Lisa Schlein | Voice of America
GENEVA – The United States has condemned efforts by China at the U.N. Human Rights Council to justify its incarceration of a reported million Uighurs and other ethnic minorities in ‘re-education’ camps in Xinjiang Province.
After introducing himself as an ethnic Uighur, the vice governor of Xinjiang province in China, painted an idyllic picture of life there. Aierken Tuniyazi told diplomats at the U.N. Human Rights Council that 25 million people, encompassing many ethnic groups and religions, lived in solidarity, harmony and mutual assistance.
He said people in Xinjiang are united as closely as the seeds of a pomegranate. He said China had lifted 2.3 million people out of poverty in the province. He said religious beliefs were protected by law and ethnic minority languages were taught in schools and widely used in social and public forums.
Despite the progress, he noted China was confronted by many challenges from ethnic separatism, terrorism and religious extremism. He said that has led to thousands of terrorist attacks, many deaths and immeasurable property damage. In the face of those threats, he said China has been forced to crack down on violent and terrorist crimes and take preventive measures. He spoke through an interpreter.
“By setting up vocational, education and training centers in accordance with the law, we aim to educate and save those who are influenced by religious extremism and committed minor legal offenses…The centers provide courses on the country’s common language, legal knowledge, and vocational skills and integrated de-radicalization throughout the entire education and training process,” said Tuniyazi.
The United States called China’s vice governor’s remarks an embarrassment to the council.

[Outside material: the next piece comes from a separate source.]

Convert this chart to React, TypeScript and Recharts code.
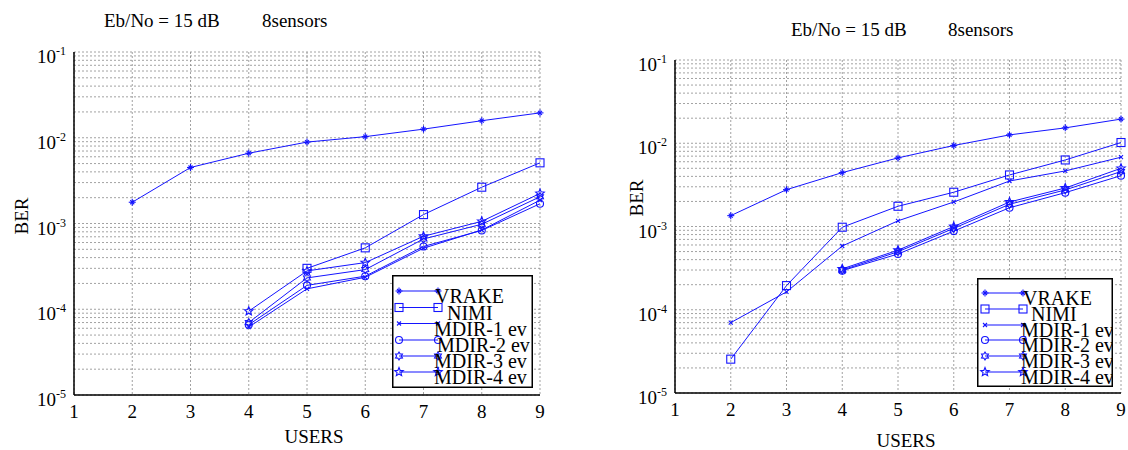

A statement issued by the U.S. Mission here in Geneva accused the council of once again granting a representative of one of the world’s worst human rights abusers a platform for propaganda.
The U.S. expressed alarm at China’s highly repressive campaign against the Uighurs and other ethnic groups in Xinjiang.
It accused the Chinese government of subjecting more than one million people in so-called re-education camps to torture, pervasive, high-tech surveillance, and measures to efface their cultural and religious identities.